The Environment and Breast Cancer: What’s the Connection?
Breast cancer is the leading type of cancer in women in the United States, and the leading cause of death in women between their late thirties and early fifties.* Breast cancer incidence rates continue to rise worldwide, with the highest risk in industrialized western countries.
Studies that show increased risk for women who move from low-incidence regions to high-incidence countries, like the United States, point to something about the way we live in industrial societies.
“It was overwhelming to know how many chemicals they found in my house…I’ve made really conscious efforts to eliminate so many things — my lawn, everything on the food that I eat… I’ve made so many…changes…and to know that even so many years after my diagnosis, to know that I’m still being exposed. It’s overwhelming.”
–participant in the Silent Spring Institute’s Household Exposure Study
It is estimated that only 10% of women who develop breast cancer have a high-risk inherited gene that increases their susceptibility. Identifying additional non-inherited factors is critical, because it will tell us ways to reduce risk.
Although the exact mechanisms are not fully understood, laboratory research shows that chemicals may contribute to breast cancer risk by damaging DNA, promoting tumor growth, or increasing susceptibility by altering how mammary glands develop.
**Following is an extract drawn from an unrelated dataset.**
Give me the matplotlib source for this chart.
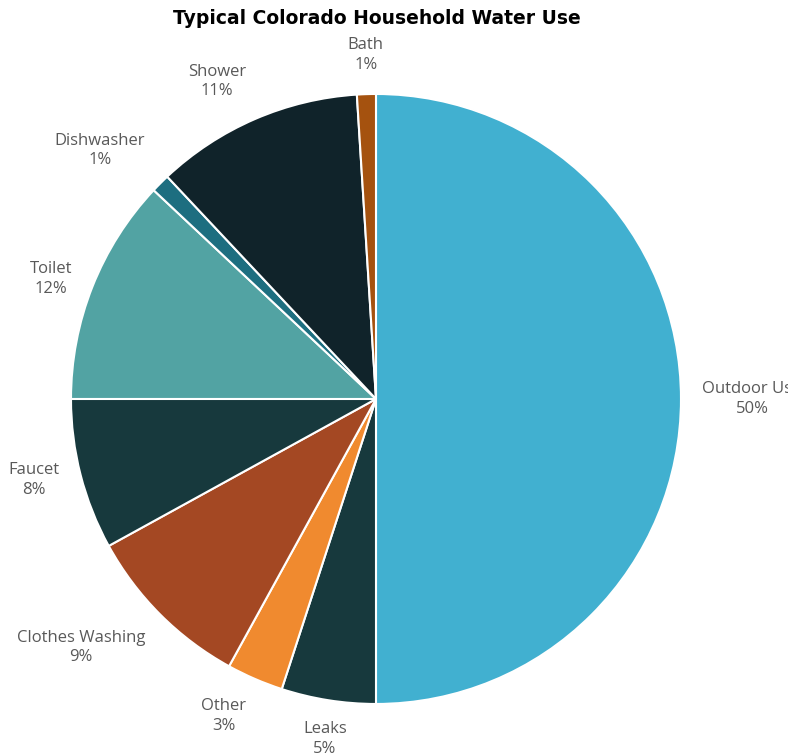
import numpy as np
import matplotlib.pyplot as plt

# typical Colorado household water use, share in percent
categories = ['Outdoor Use', 'Leaks', 'Other', 'Clothes Washing', 'Faucet',
              'Toilet', 'Dishwasher', 'Shower', 'Bath']
shares = [50, 5, 3, 9, 8, 12, 1, 11, 1]
colors = ['#41B0D0', '#17393D', '#F08A2F', '#A44823', '#17393D',
          '#52A3A3', '#1D6E80', '#10232A', '#A5520F']

fig = plt.figure(figsize=(7.88, 7.56), dpi=100)
ax = fig.add_axes([0.0901, 0.0688, 0.7741, 0.8069])

wedges, _ = ax.pie(shares, colors=colors, startangle=90, counterclock=False,
                   wedgeprops=dict(edgecolor='white', linewidth=1.5))
ax.set_xlim(-1, 1)
ax.set_ylim(-1, 1)

# labels just outside each wedge, anchored by side
for w, name, v in zip(wedges, categories, shares):
    ang = np.deg2rad((w.theta1 + w.theta2) / 2)
    c, s = np.cos(ang), np.sin(ang)
    ha = 'left' if c > 0.3 else ('right' if c < -0.3 else 'center')
    va = 'bottom' if s > 0.5 else ('top' if s < -0.5 else 'center')
    ax.text(1.07 * c, 1.07 * s, '%s\n%d%%' % (name, v), ha=ha, va=va,
            multialignment='center', fontsize=12, color='#595959',
            family='Open Sans', linespacing=1.3, clip_on=False)

fig.text(0.478, 0.975, 'Typical Colorado Household Water Use', ha='center',
         va='center', fontsize=13.5, fontweight='bold', color='black')

fig.savefig('out.png', dpi=100)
Testing chemicals in animals is currently the primary way of identifying chemicals that might cause cancer in humans. To date, studies on animals have found 216 chemicals that cause mammary gland tumors. Exposure to these chemicals is widespread since they are commonly found in people’s bodies and in the environment, including homes.
Sources of mammary carcinogens include
- vehicle exhaust
- air pollution
- tobacco smoke
“I never thought about buying a car as anything to do with breast cancer. Knowing that the auto exhaust contains mammary carcinogens puts fuel efficiency in a whole new light. ”
~breast cancer activist
Most of the chemicals people are exposed to have never been tested for cancer risk, so improved and expanding testing of chemicals is essential.
Many of the established risk factors for breast cancer – such as a woman’s reproductive history and hormone replacement therapy use – are related to a woman’s lifetime exposure to estrogen; so it is important to investigate the effects of chemicals in the environment that may behave like estrogen.
Cell studies have identified a group of chemicals, known as endocrine disrupting compounds (EDCs), which can mimic or block hormones, and are thought to affect breast cancer risk.
EDCs are found in
- some plastics
- and cosmetics, among other sources.
Recent studies on humans have strengthened the evidence that environmental pollutants affect breast cancer risk.
Studies have shown that women with both high exposure to PCBs (polychlorinated byphenols – banned chemicals previously used in electrical equipment and other products) and a genetic variation that affects how their bodies process chemicals have about three times higher breast cancer risk than women who don’t have this combination of factors.
Several recent studies also found that breast cancer risk increases with exposure to polycyclic aromatic hydrocarbons (PAHs), which are in:
- air pollution from vehicle exhaust and combustion
- tobacco smoke
- and grilled or smoked food.
A recent study found a link between young girls’ exposure to DDT – a banned pesticide – and development of breast cancer later in life. This highlights increased vulnerability to the effects of these chemicals when exposure occurs early in life.